YOUR OBJECTIVE:
Take every line from the first down to the line with "const aPuntos = (xs, ys, rs)" and set it down exactly, without the pictures.

MATERIAL PROVIDED:
=-=-=

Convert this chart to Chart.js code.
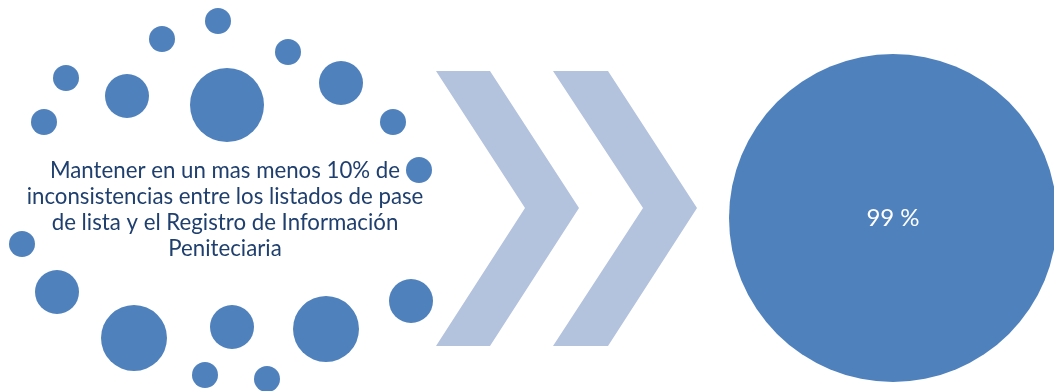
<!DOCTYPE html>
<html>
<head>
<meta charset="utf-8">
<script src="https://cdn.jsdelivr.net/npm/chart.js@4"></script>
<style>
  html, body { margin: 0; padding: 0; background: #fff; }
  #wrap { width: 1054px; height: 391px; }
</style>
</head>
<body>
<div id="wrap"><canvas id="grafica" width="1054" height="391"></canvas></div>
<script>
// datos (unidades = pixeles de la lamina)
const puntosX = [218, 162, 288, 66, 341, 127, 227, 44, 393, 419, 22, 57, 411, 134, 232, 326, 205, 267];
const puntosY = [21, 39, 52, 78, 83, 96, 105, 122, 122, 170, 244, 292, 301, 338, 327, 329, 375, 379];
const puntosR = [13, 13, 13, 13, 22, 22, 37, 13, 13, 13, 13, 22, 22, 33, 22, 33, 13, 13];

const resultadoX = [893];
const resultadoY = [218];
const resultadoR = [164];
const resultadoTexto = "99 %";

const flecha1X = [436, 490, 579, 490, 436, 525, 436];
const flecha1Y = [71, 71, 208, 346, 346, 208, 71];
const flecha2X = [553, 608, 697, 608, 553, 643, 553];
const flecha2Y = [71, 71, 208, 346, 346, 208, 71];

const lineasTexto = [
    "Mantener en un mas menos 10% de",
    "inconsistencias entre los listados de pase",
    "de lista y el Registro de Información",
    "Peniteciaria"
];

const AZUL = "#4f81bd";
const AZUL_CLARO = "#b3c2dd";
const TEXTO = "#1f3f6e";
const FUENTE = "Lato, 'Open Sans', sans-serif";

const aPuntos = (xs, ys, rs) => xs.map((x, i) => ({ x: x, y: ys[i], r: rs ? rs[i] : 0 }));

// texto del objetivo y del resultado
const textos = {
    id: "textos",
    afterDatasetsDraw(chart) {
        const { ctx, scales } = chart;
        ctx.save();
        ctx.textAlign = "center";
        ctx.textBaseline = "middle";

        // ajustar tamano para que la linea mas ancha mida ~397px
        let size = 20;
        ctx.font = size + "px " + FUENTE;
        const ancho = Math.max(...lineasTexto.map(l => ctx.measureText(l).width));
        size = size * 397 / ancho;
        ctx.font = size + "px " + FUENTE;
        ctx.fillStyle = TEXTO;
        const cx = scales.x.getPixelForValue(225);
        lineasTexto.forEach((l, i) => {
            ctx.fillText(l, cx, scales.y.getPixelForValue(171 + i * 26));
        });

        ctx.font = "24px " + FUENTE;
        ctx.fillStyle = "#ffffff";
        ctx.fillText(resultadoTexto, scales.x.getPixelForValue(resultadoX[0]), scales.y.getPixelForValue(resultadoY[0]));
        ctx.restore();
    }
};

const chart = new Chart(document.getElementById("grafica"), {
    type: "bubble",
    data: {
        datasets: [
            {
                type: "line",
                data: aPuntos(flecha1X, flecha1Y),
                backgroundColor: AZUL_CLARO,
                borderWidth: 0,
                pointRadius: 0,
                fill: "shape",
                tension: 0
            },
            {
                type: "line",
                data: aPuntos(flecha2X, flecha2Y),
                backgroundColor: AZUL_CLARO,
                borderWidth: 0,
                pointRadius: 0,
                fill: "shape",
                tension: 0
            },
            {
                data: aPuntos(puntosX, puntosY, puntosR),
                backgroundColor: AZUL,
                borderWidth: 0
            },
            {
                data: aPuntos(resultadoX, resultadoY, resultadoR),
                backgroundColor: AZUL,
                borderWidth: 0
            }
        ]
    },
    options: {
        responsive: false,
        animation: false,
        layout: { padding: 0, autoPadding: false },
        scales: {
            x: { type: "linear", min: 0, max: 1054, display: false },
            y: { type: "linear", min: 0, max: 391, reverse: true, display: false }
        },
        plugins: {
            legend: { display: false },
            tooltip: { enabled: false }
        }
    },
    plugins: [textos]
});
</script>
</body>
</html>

=-=-=

WRITTEN RESPONSE:
Convert this chart to Chart.js code.
<!DOCTYPE html>
<html>
<head>
<meta charset="utf-8">
<script src="https://cdn.jsdelivr.net/npm/chart.js@4"></script>
<style>
  html, body { margin: 0; padding: 0; background: #fff; }
  #wrap { width: 1054px; height: 391px; }
</style>
</head>
<body>
<div id="wrap"><canvas id="grafica" width="1054" height="391"></canvas></div>
<script>
// datos (unidades = pixeles de la lamina)
const puntosX = [218, 162, 288, 66, 341, 127, 227, 44, 393, 419, 22, 57, 411, 134, 232, 326, 205, 267];
const puntosY = [21, 39, 52, 78, 83, 96, 105, 122, 122, 170, 244, 292, 301, 338, 327, 329, 375, 379];
const puntosR = [13, 13, 13, 13, 22, 22, 37, 13, 13, 13, 13, 22, 22, 33, 22, 33, 13, 13];

const resultadoX = [893];
const resultadoY = [218];
const resultadoR = [164];
const resultadoTexto = "99 %";

const flecha1X = [436, 490, 579, 490, 436, 525, 436];
const flecha1Y = [71, 71, 208, 346, 346, 208, 71];
const flecha2X = [553, 608, 697, 608, 553, 643, 553];
const flecha2Y = [71, 71, 208, 346, 346, 208, 71];

const lineasTexto = [
    "Mantener en un mas menos 10% de",
    "inconsistencias entre los listados de pase",
    "de lista y el Registro de Información",
    "Peniteciaria"
];

const AZUL = "#4f81bd";
const AZUL_CLARO = "#b3c2dd";
const TEXTO = "#1f3f6e";
const FUENTE = "Lato, 'Open Sans', sans-serif";

const aPuntos = (xs, ys, rs) => xs.map((x, i) => ({ x: x, y: ys[i], r: rs ? rs[i] : 0 }));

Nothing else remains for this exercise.